MacDougal catches waterspouts

ESSEX - While he has not videotaped the elusive creature of Lake Champlain, Andy MacDougal does have video and photographic proof of something that is seldom seen on its shores: a waterspout.

"Before my video, winter waterspouts were only photographed five times - ever," MacDougal said. "I didn't realize that it was so rare at the time."

MacDougal said Lake Champlain may not be alone with the phenomenon that is a waterspout.

"There may very well be these waterspouts over the great lakes or other large fresh water bodies quite often, yet nobody there to catch it on film," MacDougal said. "The folks I contacted at the NOAA (National Oceanice and Atmospheric Administration) were quite excited about the video and did the extensive write up."

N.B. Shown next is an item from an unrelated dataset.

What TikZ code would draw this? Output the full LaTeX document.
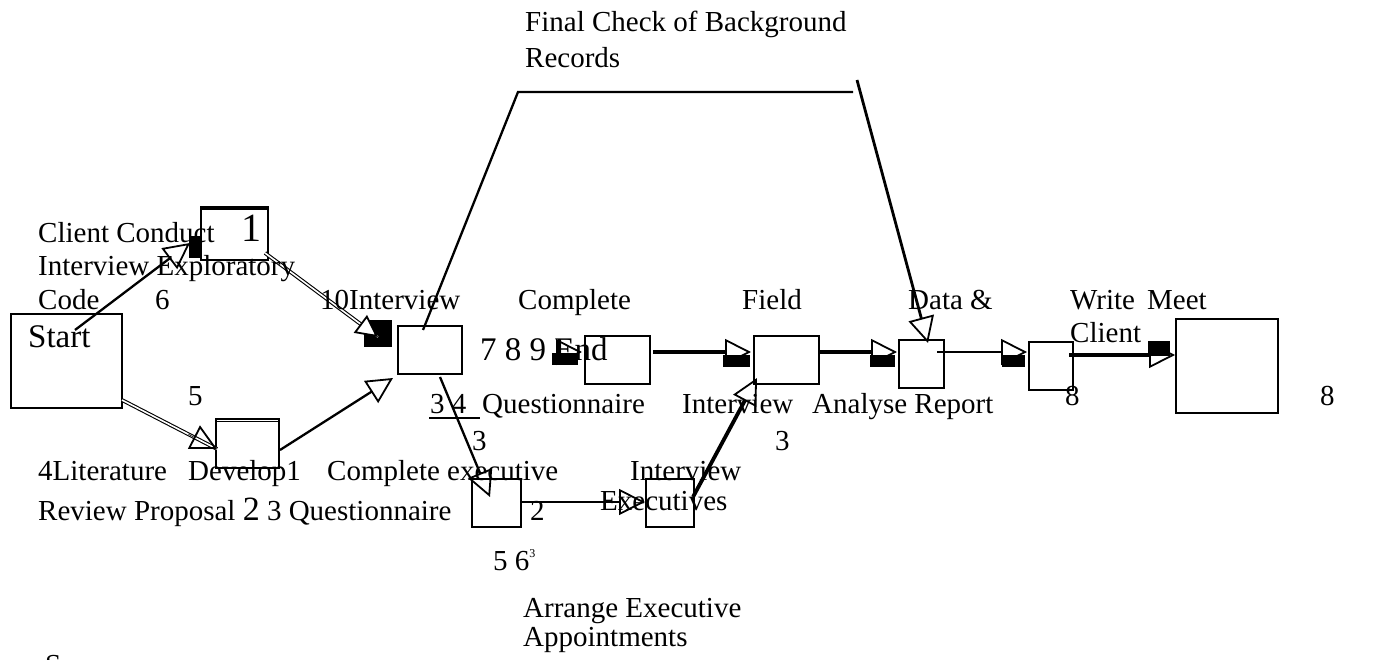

MacDougal said the first waterspout sighting he had was on Jan. 15, 2009, and he sent the information to the NOAA, which then published a story based on his findings and results.

Most recently, MacDougal recorded a double waterspout along the Essex shoreline of Lake Champlain the day after Christmas, watching as the two waterspouts moved around between the water and the clouds.

"There are actually two visible waterspouts, one quite thin and moving from left to right across my screen, and one that develops into a larger funnel and remained mostly stationary," he said.

According to NOAA, a waterspout is a narrow, rotating column of air that forms over water, and appears as a condensation funnel which extends from the water surface to a cumuliform cloud above.

What makes the formation of a waterspout on Lake Champlain even more amazing is the fact that NOAA states they are more commonly found in warmer, not colder, climates.

"Waterspouts are most common in tropical environs (e.g., near the Florida Keys), but have been documented in arctic air masses," said the NOAA release which accompanied MacDougal's waterspout findings. "Unlike tornadoes - which typically develop with supercell thunderstorms - waterspouts are commonly observed from just modest lines of cumulus congestus clouds, as occurred over Lake Champlain on 15 January 2009."

MacDougal said he hopes others will now keep their eyes on the lake in search of the rare waterspouts that appear to climb from the lake and into the heavens.